38.1.2. when doing the .score on the mlp does the limit vary or does it have a set limit on its own?#
38.1.3. What is tensorflow used for that scikit cant do?#
Tensorflow can do more types of networks and has more options for training. Most importantly, it has code optmizations so that you can use more complex hardware directly.
38.1.4. when you say weight, what does that mean?#
Weights are coefficients, or the weight of that feature.
38.1.5. what is an artificial neuron?#
An artificial neuron is one “unit” of calculation. A neuron takes a weighted sum of all of its inputs (including a bias term) and passes it through an “activation function” that squashes the values of output into [0,1].
38.1.6. what real life problems require tensorflow?#
All modern ML applications are tensorflow, pytorch or similar.

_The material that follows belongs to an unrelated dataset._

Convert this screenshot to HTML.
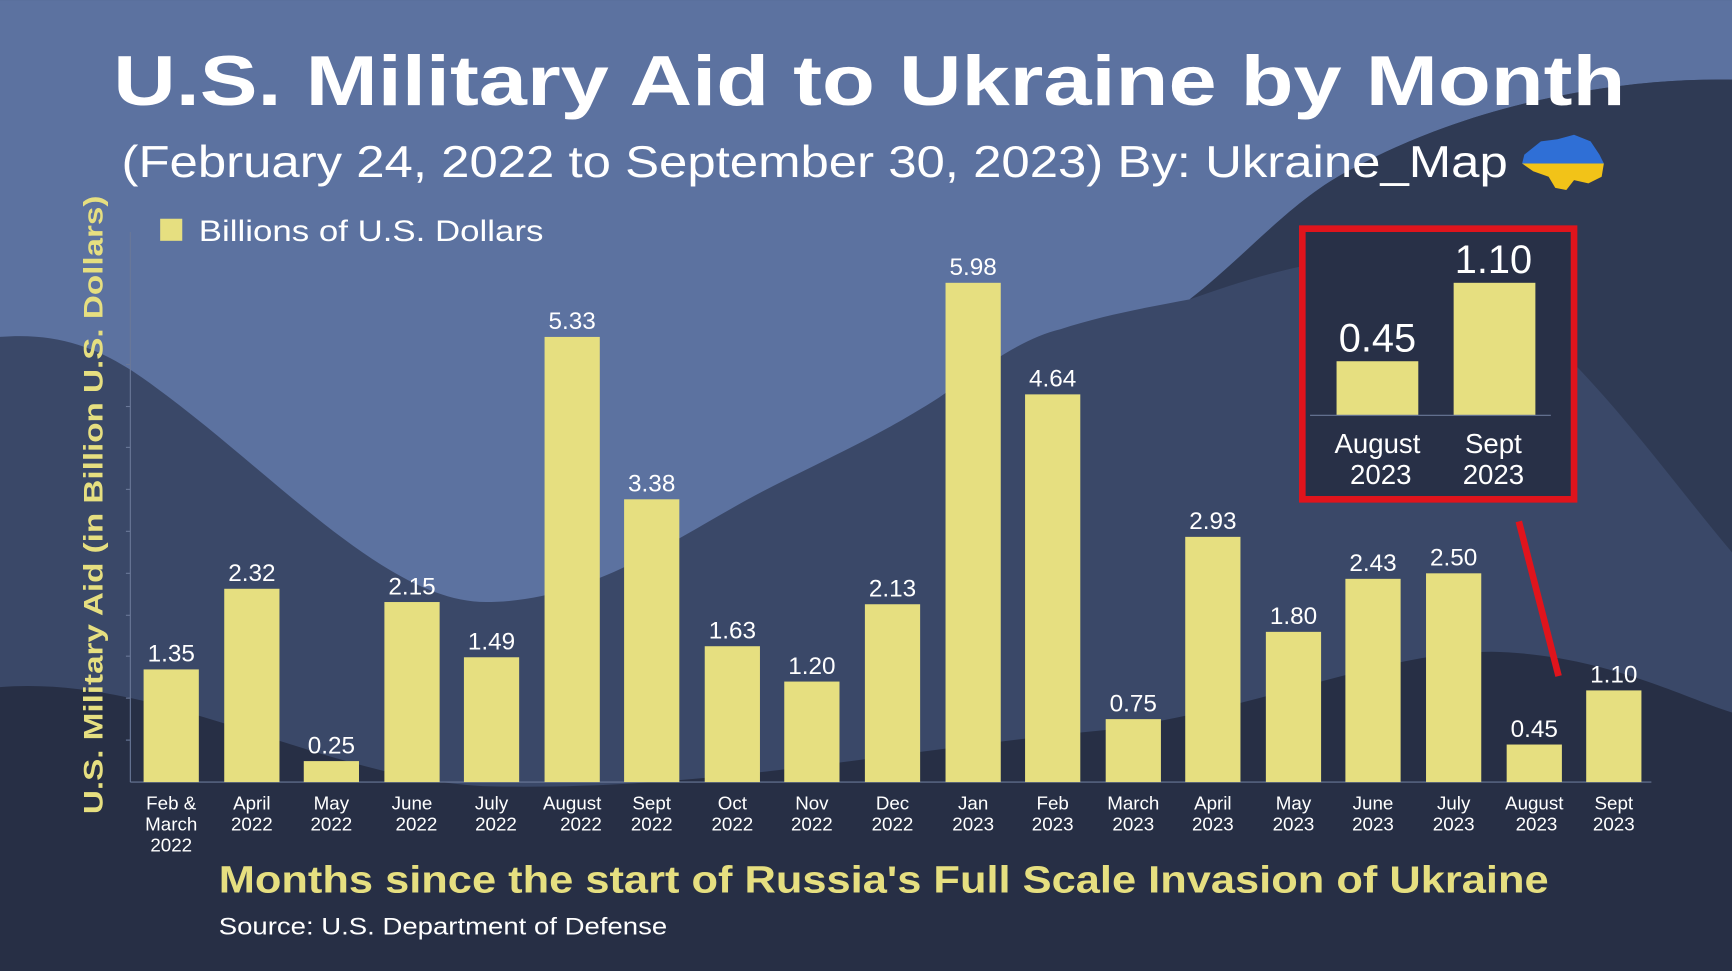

38.1.8. What is the best way to optimize a neural net? would it be jut adding more layers?#
You could specify some of the parameters and use GridSearch as well. There are types of layers as well. We will see that later.
38.1.10. I’ve heard that cleaning data generally is a majority of a data scientists work is this generally true?#
38.1.11. What does it mean to “translate a jupyter notebook into python scripts”? what exactly are scripts?#
a script is a file that can be run non interactively. That is it can be run straight through without relying on any user input.
38.1.12. does jupyter notebook have to be used for data science or can we used other types of languages?#
You can use other languages and even use Python with a script or interactively in another IDE.
38.1.13. How are issues of privacy handled for people like Cass, some of the models they spoke about required a lot of personal data?#
They do not release the data to just anyone, but they do use a lot of personal data. Mostly, the release anonymized aggregated data so that it is not possible to find an individual. There are privacy and security procedures to protect the linked data and limit who has access to it.